In 2019, publisher NSV released a spinoff of Warsch's The Mind — The Mind Extreme — and in 2022 publisher Schmidt Spiele and Warsch will release spinoffs of his two other SdJ-nominated games, with both being aimed at players far younger than the original target audience.
Mit Quacks & Co. nach Quedlinburg ("With Quacks & Co. to Quedlinburg") is a racing game for players aged 6 and up, with you trying to dig the right food from your bag so that your mount will move forward instead of standing in place like a dope. Here's my summary of the German rules:
Mit Quacks & Co. nach Quedlinburg features similar gameplay to The Quacks of Quedlinburg, with each player building their own bag of tokens over the course of play, then drawing those tokens to try to further themselves to victory.
Each player starts the game with their mount at the start of the racetrack and a bag that contains four dream tokens, a yellow 1 token, two red 1 tokens, and a red 2 token. On a turn, you draw a token from your bag, then place it on your animal board. If you draw a colored token, place the token on your animal board, advance your animal on the track as many spaces as the number on the token, then carry out the effect of that color: red tokens earn you 1-3 rubies, yellow tokens let you roll a die for a random bonus, green tokens let you take another turn or return a drawn token to your bag, and blue chips let you move extra or upgrade a token.

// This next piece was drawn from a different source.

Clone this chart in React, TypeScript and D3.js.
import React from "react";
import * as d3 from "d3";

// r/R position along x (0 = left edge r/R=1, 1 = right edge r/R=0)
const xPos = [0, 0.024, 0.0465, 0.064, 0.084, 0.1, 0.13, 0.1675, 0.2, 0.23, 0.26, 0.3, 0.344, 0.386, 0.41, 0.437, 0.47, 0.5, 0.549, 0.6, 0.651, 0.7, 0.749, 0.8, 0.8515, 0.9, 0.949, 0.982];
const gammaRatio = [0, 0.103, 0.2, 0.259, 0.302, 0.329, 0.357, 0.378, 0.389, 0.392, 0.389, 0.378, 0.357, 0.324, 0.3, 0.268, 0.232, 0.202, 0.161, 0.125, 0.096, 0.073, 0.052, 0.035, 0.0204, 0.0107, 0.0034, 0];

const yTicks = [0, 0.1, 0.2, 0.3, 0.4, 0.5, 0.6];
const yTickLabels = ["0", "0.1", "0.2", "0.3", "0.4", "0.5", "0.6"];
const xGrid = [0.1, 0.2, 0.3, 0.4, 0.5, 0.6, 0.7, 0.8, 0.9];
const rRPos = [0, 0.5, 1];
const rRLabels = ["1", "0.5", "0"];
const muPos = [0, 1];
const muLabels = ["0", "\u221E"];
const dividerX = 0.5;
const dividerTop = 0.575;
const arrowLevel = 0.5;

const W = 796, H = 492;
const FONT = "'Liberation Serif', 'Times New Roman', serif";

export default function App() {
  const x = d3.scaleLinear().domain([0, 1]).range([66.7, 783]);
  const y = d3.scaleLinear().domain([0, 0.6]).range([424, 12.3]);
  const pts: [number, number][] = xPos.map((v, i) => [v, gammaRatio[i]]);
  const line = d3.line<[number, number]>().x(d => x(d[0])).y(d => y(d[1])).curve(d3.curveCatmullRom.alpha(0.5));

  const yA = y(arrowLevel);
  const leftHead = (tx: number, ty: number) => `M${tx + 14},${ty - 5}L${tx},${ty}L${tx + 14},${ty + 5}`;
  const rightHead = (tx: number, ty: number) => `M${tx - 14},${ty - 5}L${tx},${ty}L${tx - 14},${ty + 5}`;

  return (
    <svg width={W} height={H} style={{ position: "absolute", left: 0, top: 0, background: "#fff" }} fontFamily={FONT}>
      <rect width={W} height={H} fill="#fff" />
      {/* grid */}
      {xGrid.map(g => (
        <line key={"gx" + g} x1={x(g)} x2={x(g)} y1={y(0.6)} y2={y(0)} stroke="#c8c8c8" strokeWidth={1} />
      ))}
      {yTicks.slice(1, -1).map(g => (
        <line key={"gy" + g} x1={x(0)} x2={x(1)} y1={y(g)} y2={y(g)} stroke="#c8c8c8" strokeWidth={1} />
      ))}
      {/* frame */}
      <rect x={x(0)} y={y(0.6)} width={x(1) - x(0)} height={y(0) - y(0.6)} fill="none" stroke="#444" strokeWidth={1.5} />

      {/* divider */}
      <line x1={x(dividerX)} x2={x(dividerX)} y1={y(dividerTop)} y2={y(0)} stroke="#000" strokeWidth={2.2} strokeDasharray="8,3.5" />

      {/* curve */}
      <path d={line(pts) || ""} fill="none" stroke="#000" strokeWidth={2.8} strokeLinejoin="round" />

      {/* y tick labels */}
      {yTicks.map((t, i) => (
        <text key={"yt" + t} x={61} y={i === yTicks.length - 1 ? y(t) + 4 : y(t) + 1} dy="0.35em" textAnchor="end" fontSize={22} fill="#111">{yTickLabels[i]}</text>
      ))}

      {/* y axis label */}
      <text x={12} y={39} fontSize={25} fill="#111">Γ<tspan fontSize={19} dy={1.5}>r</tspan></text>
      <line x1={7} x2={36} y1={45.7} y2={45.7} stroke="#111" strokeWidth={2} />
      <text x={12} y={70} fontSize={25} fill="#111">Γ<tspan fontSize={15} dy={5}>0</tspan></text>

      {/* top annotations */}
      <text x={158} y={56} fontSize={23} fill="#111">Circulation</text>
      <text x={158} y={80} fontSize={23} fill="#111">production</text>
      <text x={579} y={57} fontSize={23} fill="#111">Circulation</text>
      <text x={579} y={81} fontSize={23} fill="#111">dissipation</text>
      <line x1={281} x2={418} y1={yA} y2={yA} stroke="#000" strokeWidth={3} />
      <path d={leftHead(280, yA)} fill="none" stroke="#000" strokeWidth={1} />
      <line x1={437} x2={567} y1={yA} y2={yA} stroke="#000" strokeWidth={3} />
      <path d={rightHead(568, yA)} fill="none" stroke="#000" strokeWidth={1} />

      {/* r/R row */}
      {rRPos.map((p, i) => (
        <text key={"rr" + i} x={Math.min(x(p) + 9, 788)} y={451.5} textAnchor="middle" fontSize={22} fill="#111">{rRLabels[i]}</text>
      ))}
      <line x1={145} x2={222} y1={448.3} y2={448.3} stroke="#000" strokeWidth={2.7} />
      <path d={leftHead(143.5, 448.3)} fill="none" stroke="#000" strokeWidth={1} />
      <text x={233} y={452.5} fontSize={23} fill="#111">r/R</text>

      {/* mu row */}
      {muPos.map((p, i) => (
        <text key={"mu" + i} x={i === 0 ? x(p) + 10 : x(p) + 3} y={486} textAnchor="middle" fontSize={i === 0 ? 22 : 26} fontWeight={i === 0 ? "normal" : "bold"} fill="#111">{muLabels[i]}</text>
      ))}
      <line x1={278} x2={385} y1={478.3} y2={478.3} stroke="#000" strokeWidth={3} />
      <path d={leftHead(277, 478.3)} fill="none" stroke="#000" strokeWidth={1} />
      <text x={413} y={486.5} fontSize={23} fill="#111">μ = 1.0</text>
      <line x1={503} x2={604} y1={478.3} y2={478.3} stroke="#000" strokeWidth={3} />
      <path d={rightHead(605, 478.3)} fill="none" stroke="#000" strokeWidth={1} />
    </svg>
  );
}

If you draw a dream token, place it on one of the clouds on your animal board. After you draw and place a third dream token, use all the rubies on your board to buy new tokens — no two being the same color, mind you — then place these new tokens and all previously drawn tokens in your bag. Keep taking turns until someone reaches the end of the track and wins!

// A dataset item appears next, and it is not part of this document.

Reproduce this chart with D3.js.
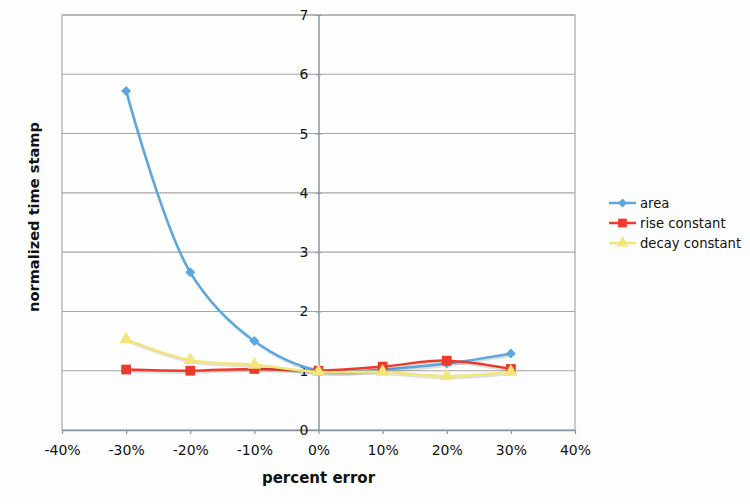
<!DOCTYPE html>
<html><head><meta charset="utf-8">
<script src="https://cdn.jsdelivr.net/npm/d3@7"></script>
<style>body{margin:0;background:#fdfdfd;}svg{display:block;}</style>
</head><body>
<svg id="chart" width="750" height="504"></svg>
<script>
const percentError = [-0.30, -0.20, -0.10, 0.00, 0.10, 0.20, 0.30];
const areaValues   = [5.72, 2.66, 1.50, 1.00, 1.02, 1.12, 1.29];
const riseValues   = [1.02, 1.00, 1.03, 1.00, 1.07, 1.17, 1.03];
const decayValues  = [1.53, 1.18, 1.10, 0.98, 0.98, 0.91, 0.98];
const seriesNames  = ["area", "rise constant", "decay constant"];
const xTicks = [-0.4, -0.3, -0.2, -0.1, 0, 0.1, 0.2, 0.3, 0.4];
const yTicks = [0, 1, 2, 3, 4, 5, 6, 7];

const colors = ["#5ba7de", "#ec3a2c", "#f2e67a"];
const series = [
  {name: seriesNames[0], values: areaValues, color: colors[0], sym: d3.symbolSquare, size: 50, rot: 45},
  {name: seriesNames[1], values: riseValues, color: colors[1], sym: d3.symbolSquare, size: 95, rot: 0},
  {name: seriesNames[2], values: decayValues, color: colors[2], sym: d3.symbolTriangle, size: 80, rot: 0}
];

const svg = d3.select("#chart");
const L = 62, R = 575, T = 15, B = 430;
const x = d3.scaleLinear().domain([-0.4, 0.4]).range([L, R]);
const y = d3.scaleLinear().domain([0, 7]).range([B, T]);
const font = "'DejaVu Sans', Verdana, sans-serif";

// plot background
svg.append("rect").attr("x", L).attr("y", T).attr("width", R - L).attr("height", B - T)
  .attr("fill", "#fefefe").attr("stroke", "#a8a8a8").attr("stroke-width", 1.2);

// gridlines
svg.append("g").selectAll("line").data(yTicks.slice(1)).join("line")
  .attr("x1", L).attr("x2", R).attr("y1", d => y(d)).attr("y2", d => y(d))
  .attr("stroke", "#a5a5a5").attr("stroke-width", 1.1);

// x axis
const xAxis = d3.axisBottom(x).tickValues(xTicks).tickSize(4).tickSizeOuter(0)
  .tickFormat(d3.format(".0%"));
const gx = svg.append("g").attr("transform", `translate(0,${B})`).call(xAxis);
gx.select(".domain").attr("stroke", "#8a96a0").attr("stroke-width", 1.5);
gx.selectAll(".tick line").attr("stroke", "#8a96a0").attr("stroke-width", 1.2);
gx.selectAll(".tick text").attr("font-family", font).attr("font-size", 14)
  .attr("fill", "#111").attr("y", 15).attr("dy", "0.71em")
  .text(d => d3.format(".0%")(d).replace("−", "-"));

// y axis at x = 0
const yAxis = d3.axisLeft(y).tickValues(yTicks).tickSize(0).tickPadding(10).tickFormat(d3.format("d"));
const gy = svg.append("g").attr("transform", `translate(${x(0)},0)`).call(yAxis);
gy.select(".domain").attr("stroke", "#8a96a0").attr("stroke-width", 1.5);
gy.selectAll(".tick text").attr("font-family", font).attr("font-size", 14).attr("fill", "#111");
gy.selectAll(".tick").append("line").attr("x1", -3).attr("x2", 3).attr("stroke", "#8a96a0");

// titles
svg.append("text").attr("x", x(0)).attr("y", 483).attr("text-anchor", "middle")
  .attr("font-family", font).attr("font-weight", "bold").attr("font-size", 15)
  .attr("fill", "#111").text("percent error");
svg.append("text").attr("transform", `translate(39,217) rotate(-90)`)
  .attr("text-anchor", "middle").attr("font-family", font).attr("font-weight", "bold")
  .attr("font-size", 14.6).attr("fill", "#111").text("normalized time stamp");

// lines
const line = d3.line().x((d, i) => x(percentError[i])).y(d => y(d)).curve(d3.curveCatmullRom.alpha(0.5));
const gs = svg.append("g");
series.forEach(s => {
  const g = gs.append("g");
  g.append("path").attr("d", line(s.values)).attr("fill", "none")
    .attr("stroke", "rgba(0,0,0,0.12)").attr("stroke-width", 2.5)
    .attr("transform", "translate(1,2)");
  g.append("path").attr("d", line(s.values)).attr("fill", "none")
    .attr("stroke", s.color).attr("stroke-width", 2.5);
  g.selectAll("path.m").data(s.values).join("path").attr("class", "m")
    .attr("d", d3.symbol().type(s.sym).size(s.size))
    .attr("transform", (d, i) => `translate(${x(percentError[i])},${y(d)}) rotate(${s.rot})`)
    .attr("fill", s.color);
});

// legend
const lg = svg.append("g");
series.forEach((s, i) => {
  const yy = 203 + i * 20;
  lg.append("line").attr("x1", 609).attr("x2", 636).attr("y1", yy).attr("y2", yy)
    .attr("stroke", s.color).attr("stroke-width", 2.5);
  lg.append("path").attr("d", d3.symbol().type(s.sym).size(s.size * 0.8)())
    .attr("transform", `translate(622.5,${yy}) rotate(${s.rot})`).attr("fill", s.color);
  lg.append("text").attr("x", 640).attr("y", yy).attr("dy", "0.35em")
    .attr("font-family", font).attr("font-size", 13.2).attr("fill", "#111").text(s.name);
});
</script>
</body></html>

Mit Quacks & Co. nach Quedlinburg includes a double-sided game board for a shorter or longer race; orange and purple tokens that provide new powers, such as advancing as many spaces as the number of rubies you have; and double-sided action boards for each type of colored token, allowing you to play with different sets of actions from game to game.
Auch schon clever features gameplay similar to Ganz schön clever, with one player rolling dice on their turn, then choosing what they want while everyone else gets something from what's left behind.
On your turn, roll the five dice. The faces of these dice show a joker symbol or an icon on one of four colored backgrounds. Choose all the dice of one background color, taking any jokers at the same time, then use the symbols on these die faces to mark off items in this colored area of your score sheet:
—Balloons are in the yellow area, for example, and you must mark them off left to right: red, blue, green, lilac, blue, etc.
—For the train of candles in the orange area, you must have as many candles as are on the next train car in order to mark it out.
—Gifts in the green area can be marked off in any order.
—Sweets in the blue area are depicted in pairs in rows — doughnuts, cake, cupcakes — and you mark spaces in a row left to right as long as you have a pair of matching sweets on the dice.
If you can't use a die that you took, e.g., you took red, blue and lilac balloons and could mark off only the first two, then you must return the unused dice to any others left behind. Each other player then chooses dice of a single background color — and players can choose the same or different colors — and marks off what they can.
If you mark off a circled item or a row of gifts next to a circle, you can immediately cross off an item in the section of the same color as that circle. Crossing off this item might give you another bonus!
When a player marks off all items in one area, the game ends at the conclusion of that turn. Various items or rows that you complete have rainbow stars connected to them, and whoever collects the most rainbow stars wins!